Sindh’s first-ever agriculture policy needs well-defined procedure, says FAO consultant

HYDERABAD: Policy consultants of the UN’s Food and Agriculture Organisation (FAO) have said that implementation of first-ever agriculture policy of the Sindh government would require well-defined procedure and added that action plan for implementation of the policy needed capacity and adaptation.

They also called for investing in research and development to achieve required target of overall seven per cent growth in Sindh’s agriculture sector, which is currently three per cent. They were speaking at a strategic planning workshop on Sindh Agriculture Policy 2018-30 at a local hotel organised by the agriculture extension wing of the Sindh agriculture department here on Tuesday. The workshop was organised for agriculture officers/officials.

Genevieve Hussain, a policy consultant, talked about salient features and objectives of the agriculture policy that would be implemented from next year after it was adopted in April this year by the Sindh cabinet.

The policy was drafted as a component of World Bank-funded Sindh Agriculture Growth Project (SAGP). She said that an action plan was to be prepared by line depart­ments for consideration of the Sindh Agriculture Policy Implementation Commission in early 2019.

She said that agriculture policy sought to raise the growth rate by four per cent to have overall seven per cent growth in Sindh to create jobs and income from agriculture.

Other objectives aim to reduce malnutrition, poverty and food insecurity by half along with managing natural resources sustainably, especially water resources and soil. She said that resilience was to be ensured and climate-responsive agriculture to adapt to climate change was another goal.

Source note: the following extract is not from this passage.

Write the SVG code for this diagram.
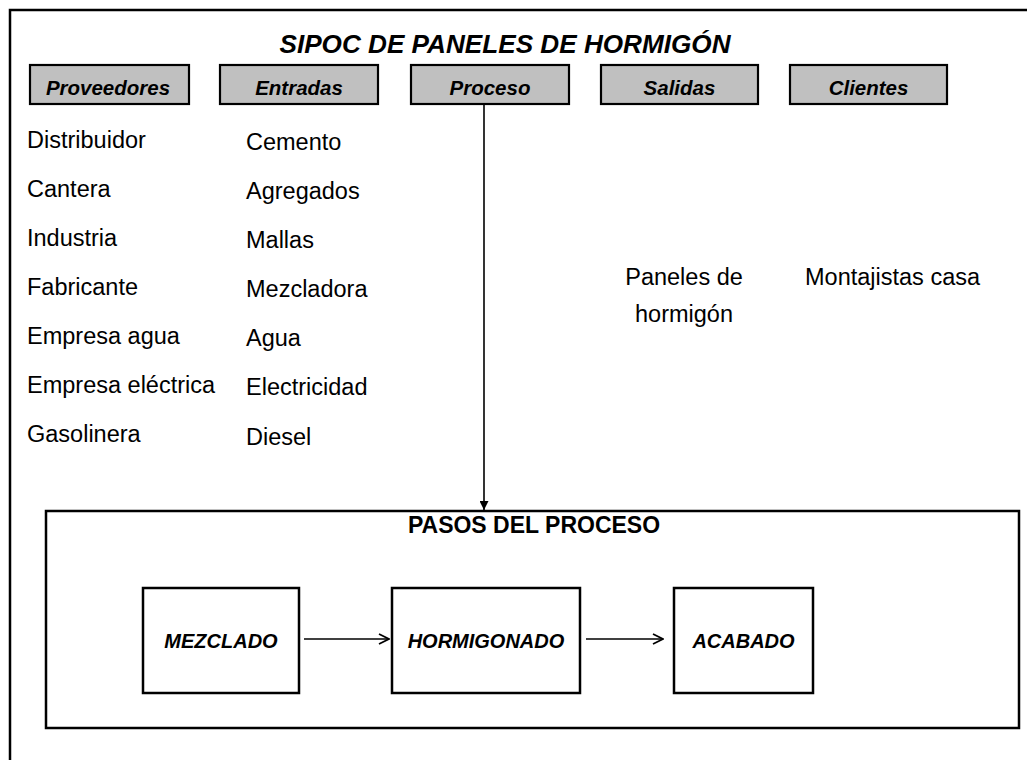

She said that between 1972 and 2000 average growth in agriculture was four per cent and from year 2000 to 2017 it dropped to three per cent due to high cost of production. It needs to be raised. She said that high-nutrient foods like pulses, milk, fish, meat and vegetables have actually become too expensive for consumers to afford.

Discussing growth in farm sector, she said that regulatory framework needed to be reviewed to create enabling environment that was conducive to private sector’s investment in agriculture.

Sometimes laws, legislation, regulatory regime and even subsidies need to be looked into to make sure incentives were there for private investment.

She said that uptake of agriculture technology, research and development and modernisation of agriculture was another way to achieve growth.

She said that agriculture policy adopted in April 2018 was to align with Sustainable Development Goals (SDGs) and it should be started in order to be implemented quickly. She said steps towards its implementation required regulatory changes, capacity development for departments concerned and technological changes. She said that all these issues would be addressed in the action plan.

Ejaz Qureshi, another FAO consultant, pointed out that growth in China’s agriculture sector came with some policy initiatives.

He said that this helped China overcome poverty adding that India was focussing on its farm sector as well. He said that institutional reforms and interventions were essential for achieving growth. He expressed concern over the fact that mostly Sindh’s land was waterlogged.

Strategic management has to be systematic and it should also be adjustable in local context. He said that timeline must be fixed for achieving objectives.

The Sindh agriculture policy aims to ensure efficient, prosperous and resilient agriculture sector that could provide good income and decent employment to those involved in production, processing, transport and storage.